Но читал я ту пору иначе, чем в Петербурге. Этот город стал для меня неким катализатором (таким же, как я, знатокам химии подскажу, что по уверениям школьного учебника, катализатор есть «вещество, ускоряющее реакцию, но не входящее в состав продуктов реакции»; одно уточнение: Петербург чаще всего входил «в состав продуктов реакции»). В бытность мою студентом я не видел в стихах ничего, кроме благозвучия и странным образом вырастающего из этого благозвучия смысла. Но это был великолепный период для моего стихотворного будущего. Что-то меня заинтересовало, задело, заставило думать о рифмах и размерах. Поэтому по приезде в Петербург я представлял вполне подготовленную почву. И семена дали ростки.
В первые петербургские месяцы я беспорядочно читал чужие стихи. Мною овладело некое подобие интеллектуальной лихорадки, умственное обжорство в ту пору превзошло все возможные пределы. Я понял, что многое упустил, о многом не подумал, многое не почувствовал. В стихах открывалось что-то совсем нездешнее, неземное. Начинал я с Пушкина (вопреки устоявшемуся мнению о «школьном» Пушкине, никакого отвращения он у меня не вызывал). Через Марину Цветаеву я гренадерской поступью приходил к Мандельштаму, от него – к Ходасевичу, Бальмонту и Блоку, потом прыжок совершался к Щировскому. У каждого я находил что-то созвучное, близкое. Однако в то же время я чувствовал, что мировоззрение этих авторов имеет в себе то, с чем я в корне не согласен. Разумеется, глупо по лирическому герою судить об авторе. Но я читал не только стихи и прозу, но и биографическую и критическую литературу.
Более всех меня затронул Александр Александрович Блок.
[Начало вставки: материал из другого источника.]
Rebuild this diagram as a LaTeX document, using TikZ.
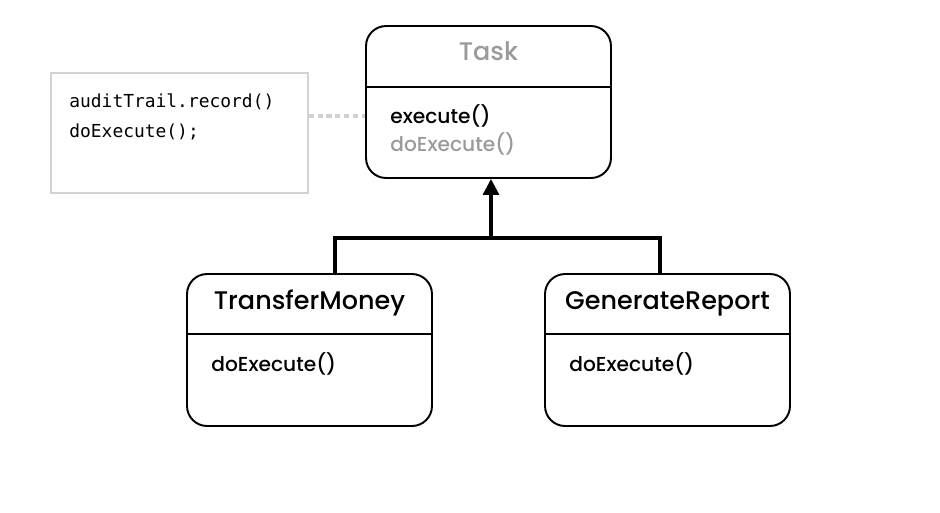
\documentclass[tikz,border=0pt]{standalone}
\usepackage{fontspec}
\setmainfont{Poppins Medium}
\newfontfamily\codefont{DejaVu Sans Mono}
\usepackage{tikz}
\usetikzlibrary{arrows.meta,calc,positioning}
\definecolor{faded}{HTML}{9A9A9A}
\definecolor{noteline}{HTML}{D2D2D2}
\tikzset{
  classbox/.style={draw,line width=1.1pt,rounded corners=0.4cm,minimum width=4.9cm,minimum height=3.04cm,inner sep=0pt},
  title/.style={font=\fontsize{14.5}{16}\selectfont,inner sep=0pt,anchor=base},
  method/.style={font=\fontsize{11.5}{13}\selectfont,inner sep=0pt,anchor=base west},
  inherit/.style={line width=1.8pt},
}
\begin{document}
\begin{tikzpicture}[x=0.02cm,y=-0.02cm]
\useasboundingbox (0,0) rectangle (940,512);
% note
\node[draw=noteline,line width=1pt,minimum width=5.14cm,minimum height=2.4cm,inner sep=0pt] (note) at (179.5,133) {};
\node[font=\codefont\fontsize{10.2}{12}\selectfont,inner sep=0pt,anchor=base west] (rec) at (69,107) {auditTrail.record()};
\node[font=\codefont\fontsize{10.2}{12}\selectfont,inner sep=0pt,anchor=base west] (call) at (69,137) {doExecute();};
% base class
\node[classbox] (task) at (488.5,102) {};
\draw[line width=1.1pt] (task.west |- 0,87) -- (task.east |- 0,87);
\node[title,text=faded] (taskname) at (488.5,60) {Task};
\node[method] (exec) at (390,123) {execute()};
\node[method,text=faded] (hook) at (390,151) {doExecute()};
\draw[noteline,line width=2pt,dash pattern=on 3pt off 2pt] (note.east |- 0,116) -- (task.west |- 0,116);
% subclasses
\node[classbox] (transfer) at (309.5,350) {};
\draw[line width=1.1pt] (transfer.west |- 0,334) -- (transfer.east |- 0,334);
\node[title] (transfername) at (309.5,309) {TransferMoney};
\node[method] (transferhook) at (211,371) {doExecute()};
\node[classbox] (report) at (667.5,350) {};
\draw[line width=1.1pt] (report.west |- 0,334) -- (report.east |- 0,334);
\node[title] (reportname) at (667.5,309) {GenerateReport};
\node[method] (reporthook) at (569,371) {doExecute()};
% inheritance
\coordinate (join) at (491,238);
\draw[inherit] ([xshift=0.51cm]transfer.north) |- (join) -| ([xshift=-0.15cm]report.north);
\draw[inherit,-{Triangle[length=0.32cm,width=0.32cm]}] (join) -- (join |- task.south);
\end{tikzpicture}
\end{document}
Вместе со стихами поэта часто перенимается его образ жизни. Причем последний воспринимается крайне поверхностно и упрощенно (это же надо сказать и о стихах: подражатели заимствуют чаще всего лишь технические особенности произведений, уровень мышления гения остается для них недостижимым; по словам Монтеня, «силу и сухожилия нельзя позаимствовать, заимствуются только уборы и плащ»). Это было началом моего периода бури и натиска. Теперь я не воспринимал свою жизнь без рифмованных и нерифмованных строчек. Как большинству неофитов, мне были свойственны преувеличения и излишества. Я стал мрачным, скучным, неразговорчивым. Много времени проводил на улицах ночного Петербурга, забредал в пустые кафе, где заказывал грог и каппучино. Иногда красное вино. В полубезумном состоянии шептал возникающие в мозгу блоковские строки. Спутников и спутниц у меня не было, кроме моих affectus animi[25]. Я медленно сходил с ума. Множество иллюзий были тому причиной. Можно было подумать, что я занят старательным исполнением трех известных заветов В. Я. Брюсова молодому поэту[26]. О чем я думал, кроме незнакомок и пустынных кварталов?[27] Писал стихи. Любая мысль привычно заточалась мной в какой- либо размер. Тогда это были – разумеется! – ямбы. Любое происшествие я бесстыдно эксплуатировал. Безотходное производство. Однако по поводу этих стихов муза, часто выражающаяся на латыни, могла бы сказать: «Plus sonat quam valet!»[28]. Хуже всего то, что и жизнь в отместку перестала меня воспринимать без рифмованных и нерифмованных строчек.